Bevan Woodward estimates he now spends six to nine hours each day working on SkyPath, and that for long periods over the past 10 years he worked even harder, until he realised he was burning himself out.
For many years, almost nobody supported it: not NZTA, not Auckland Transport, not Waterfront Auckland. SkyPath had supporters at Auckland Council, but few other people in power were prepared to help it succeed.
He’s an unlikely champion for a project that almost everyone now wants. He seems surprised by it himself. “I’m a former accountant. I was a business owner in Takapuna, I now live up in Warkworth for family reasons and once a week I carpool down to Auckland, go to my meetings. I’m not being paid to do this. Why is it that one of the most important transport projects has to be run by some unpaid members of the community?”
In 2009, before 5000 Aucklanders pushed through police lines, crossing the bridge on foot and on bike to demonstrate their support, he was ready to quit. He still talks about that event with reverence, as if its memory still sustains him.

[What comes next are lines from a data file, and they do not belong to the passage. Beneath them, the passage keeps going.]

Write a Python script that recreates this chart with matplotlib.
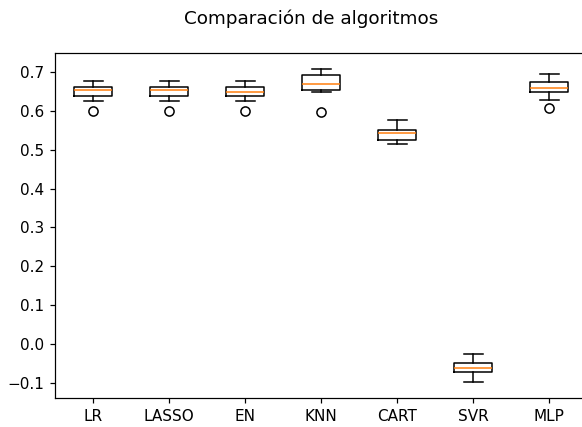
"""Boxplot comparison of regression algorithms."""

import matplotlib

matplotlib.use("Agg")
import matplotlib.pyplot as plt

NAMES = ["LR", "LASSO", "EN", "KNN", "CART", "SVR", "MLP"]
WHISLO = [0.624, 0.624, 0.624, 0.649, 0.515, -0.098, 0.627]
Q1 = [0.639, 0.639, 0.639, 0.654, 0.525, -0.072, 0.648]
MEDIAN = [0.652, 0.652, 0.648, 0.668, 0.542, -0.062, 0.659]
Q3 = [0.660, 0.660, 0.660, 0.693, 0.550, -0.048, 0.673]
WHISHI = [0.676, 0.676, 0.676, 0.708, 0.575, -0.025, 0.694]
FLIERS = [[0.599], [0.599], [0.599], [0.597], [], [], [0.606]]

DPI = 110
W_PX, H_PX = 582, 427


def main() -> None:
    fig = plt.figure(figsize=(W_PX / DPI, H_PX / DPI), dpi=DPI)
    fig.suptitle("Comparación de algoritmos", x=311 / W_PX, y=1 - 18.5 / H_PX, va="center", fontsize=12)

    # axes box in pixels: left 55, right ~587 (runs past the crop), top 53, bottom 398
    ax = fig.add_axes([55 / W_PX, (H_PX - 398) / H_PX, 532 / W_PX, 345 / H_PX])

    stats = []
    for i, name in enumerate(NAMES):
        stats.append(
            {
                "label": name,
                "whislo": WHISLO[i],
                "q1": Q1[i],
                "med": MEDIAN[i],
                "q3": Q3[i],
                "whishi": WHISHI[i],
                "fliers": FLIERS[i],
            }
        )
    ax.bxp(stats, positions=range(1, len(NAMES) + 1))

    ax.set_xlim(0.5, len(NAMES) + 0.5)
    lo, hi = min(WHISLO), max(WHISHI)
    pad = (hi - lo) * 0.05
    ax.set_ylim(lo - pad, hi + pad)
    ax.set_yticks([-0.1, 0.0, 0.1, 0.2, 0.3, 0.4, 0.5, 0.6, 0.7])

    fig.savefig("out.png", dpi=DPI)
    plt.close(fig)


if __name__ == "__main__":
    main()
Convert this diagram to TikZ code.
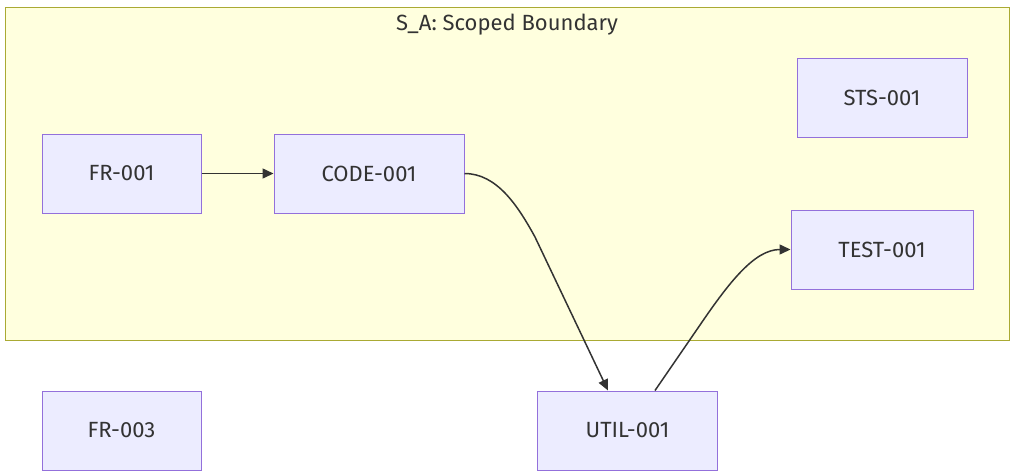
\documentclass[tikz,border=0pt]{standalone}
\usepackage{fontspec}
\setmainfont{Fira Sans}
\usetikzlibrary{arrows.meta}
\definecolor{nodefill}{HTML}{ECECFF}
\definecolor{nodeline}{HTML}{9370DB}
\definecolor{clusterfill}{HTML}{FFFFDE}
\definecolor{clusterline}{HTML}{AAAA33}
\definecolor{ink}{HTML}{333333}
\tikzset{
  label/.style={text=ink, font=\fontsize{22}{26}\selectfont},
  box/.style={label, draw=nodeline, fill=nodefill, line width=1pt,
    inner sep=0pt, anchor=center, minimum height=79pt},
  link/.style={draw=ink, line width=1.5pt,
    -{Triangle[length=11pt,width=10pt]}}
}
\begin{document}
\begin{tikzpicture}[x=1pt,y=-1pt]
  \useasboundingbox (0,0) rectangle (1010,475);
  % scoped boundary cluster
  \draw[fill=clusterfill, draw=clusterline, line width=1pt] (5,7) rectangle (1009,340);
  \node[label] (title) at (507,25) {S\_A: Scoped Boundary};
  % nodes
  \node[box, minimum width=159pt] (fr1) at (121.5,173.5) {FR-001};
  \node[box, minimum width=190pt] (code) at (369,173.5) {CODE-001};
  \node[box, minimum width=170pt] (sts) at (882,97.5) {STS-001};
  \node[box, minimum width=182pt] (test) at (882,249.5) {TEST-001};
  \node[box, minimum width=159pt] (fr3) at (121.5,430.5) {FR-003};
  \node[box, minimum width=180pt] (util) at (627.5,430.5) {UTIL-001};
  % connectors
  \draw[link] (fr1.east) -- (code.west);
  \draw[link] (code.east) .. controls (497,173.5) and (518,206) .. (535,237)
    -- (util.north -| 608,0);
  \draw[link] (util.north -| 655,0) -- (700,325) .. controls (730,281) and (755,249.5) .. (test.west);
\end{tikzpicture}
\end{document}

In the video recording of the crossing, Woodward’s attempts to rally the masses with a megaphone had an awkward quality. He’s not charismatic and he doesn’t come across as a natural leader.
After our ride along the Westhaven promenade, as we rolled our bikes back into the Nextbike rack by the ferry terminal, I told Woodward that somebody had said to me that if SkyPath went ahead, there should be a statue of him in Aotea Square. He laughed. I said if that happened, I’d be proud to say I knew him when he was just a guy on a bike.
“But who knows?” I said, possibly insensitively, “maybe in a couple of months’ time, you don’t get resource consent and then it’s all been for nothing.”
He laughed, possibly self-deprecatingly, and said, “No, I would just keep going. I’m not going to give up.”